You’ll find a range of material which provides further help about what suitability means in practice and the areas you should be considering. We will update this section as more material becomes available.
You can provide us with feedback by emailing [email protected]. We will not be replying to emails routinely but all will be considered and we will review how we can make improvements.
Know your client
You must obtain the necessary information from the client to be able to make a suitable recommendation. This includes:
- their financial situation
- their investment objectives
- information on a number of issues relating to risk, ie the client’s risk profile (attitude to investment), capacity for loss and knowledge and experience of investments
Research and due diligence
We use this expression to refer to the process carried out by firms to assess (a) the nature of the investment (b) its risks and benefits and (c) the provider (to establish if the provider is an organisation to which they believe it is appropriate to entrust client assets).
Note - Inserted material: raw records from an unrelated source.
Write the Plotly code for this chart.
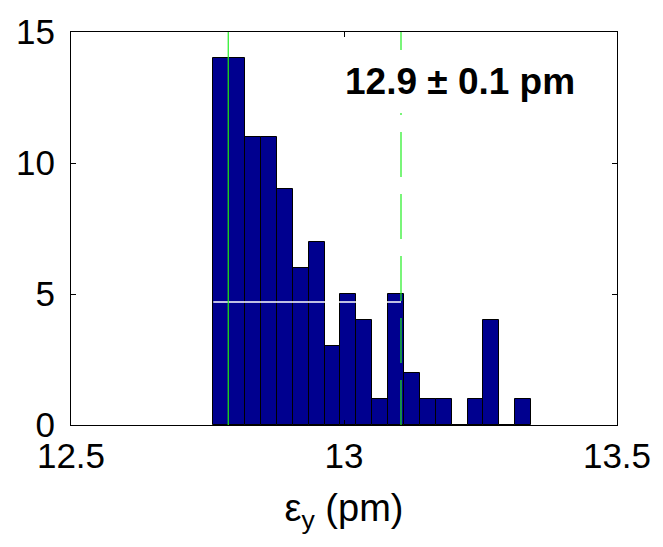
import plotly.graph_objects as go

# Histogram data
counts = [14, 14, 11, 11, 9, 6, 7, 3, 5, 4, 1, 5, 2, 1, 1, 0, 1, 4, 0, 1]
bin_start = 12.7606
bin_width = 0.02911

# Reference lines / labels
solid_line_x = 12.788
dashed_line_x = 13.1044
white_line_y = 4.69
annot_text = "12.9 ± 0.1 pm"
annot_x = 13.0
annot_y = 13.1

x_ticks = [12.5, 13, 13.5]
x_ticklabels = ["12.5", "13", "13.5"]
y_ticks = [0, 5, 10, 15]
y_ticklabels = ["0", "5", "10", "15"]
x_range = [12.5, 13.5]
y_range = [0, 15]

centers = [bin_start + bin_width * (i + 0.5) for i in range(len(counts))]

FONT = "Liberation Sans, Arial, Helvetica, sans-serif"

fig = go.Figure()
fig.add_trace(go.Bar(
    x=centers, y=counts, width=[bin_width] * len(counts),
    marker=dict(color="#00008F", line=dict(color="black", width=1)),
    showlegend=False, hoverinfo="skip",
))
# white horizontal line
fig.add_trace(go.Scatter(
    x=[bin_start, dashed_line_x], y=[white_line_y, white_line_y], mode="lines",
    line=dict(color="white", width=1.5), showlegend=False, hoverinfo="skip",
))
# solid green line
fig.add_trace(go.Scatter(
    x=[solid_line_x, solid_line_x], y=y_range, mode="lines",
    line=dict(color="#22ee22", width=1.2), showlegend=False, hoverinfo="skip",
))
# dash-dot green line
fig.add_trace(go.Scatter(
    x=[dashed_line_x, dashed_line_x], y=y_range, mode="lines",
    line=dict(color="#22ee22", width=1.2, dash="45px,17px"), showlegend=False, hoverinfo="skip",
))

fig.add_annotation(
    x=annot_x, y=annot_y, xref="x", yref="y", text="<b>" + annot_text + "</b>",
    showarrow=False, xanchor="left", yanchor="middle",
    font=dict(family=FONT, size=37, color="black"),
    bgcolor="white", borderpad=11, borderwidth=0, xshift=-10,
)

axis_common = dict(
    showgrid=False, zeroline=False, showline=True, linecolor="black", linewidth=1,
    mirror="ticks", ticks="inside", ticklen=5, tickcolor="black", tickwidth=1,
    tickfont=dict(family=FONT, size=35, color="black"),
)

fig.update_layout(
    width=663, height=547,
    margin=dict(l=71, r=44, t=27, b=122, pad=0),
    paper_bgcolor="white", plot_bgcolor="white",
    bargap=0,
    xaxis=dict(range=x_range, tickvals=x_ticks, ticktext=x_ticklabels,
               title=dict(text="ε<sub>y</sub> (pm)", font=dict(family=FONT, size=38, color="black"), standoff=20),
               ticklabelstandoff=0, **axis_common),
    yaxis=dict(range=y_range, tickvals=y_ticks, ticktext=y_ticklabels,
               ticklabelstandoff=8, **axis_common),
)

fig.write_html("out.html")
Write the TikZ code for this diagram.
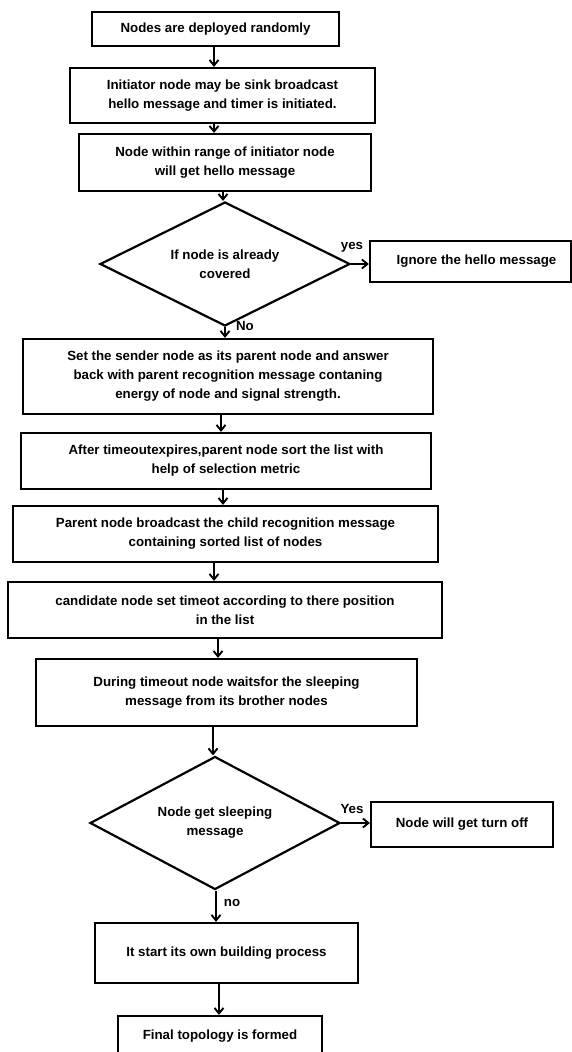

You need to understand these factors in order to judge whether a solution is suitable.
We have undertaken a thematic review on research and due diligence.
Making recommendations to your client
When it comes to making recommendations, here are a number of issues that you should consider:
Centralised investment propositions (CIPs)
If you operate a CIP in your firm then you need to ensure you:
- consider the needs and objectives of your target clients when designing or adopting a CIP
- consider the suitability of advice for clients on an individual basis - don't ‘shoehorn’ clients into the CIP
- establish a robust risk identification and control system to mitigate risks which might arise from the specific characteristics of a CIP
When undertaking replacement business, then you need to ensure you:
- consider objectively your clients’ needs and objectives
- collect necessary information on your clients’ existing investments and the recommended new investments, such as the product features, tax status, costs and the performance of the underlying investments
- implement a robust risk-management system to mitigate the risk of unsuitable advice and poor client outcomes
If you have an insistent client then you need to ensure you:
- provide advice that is suitable for the individual client (ie the normal advice process)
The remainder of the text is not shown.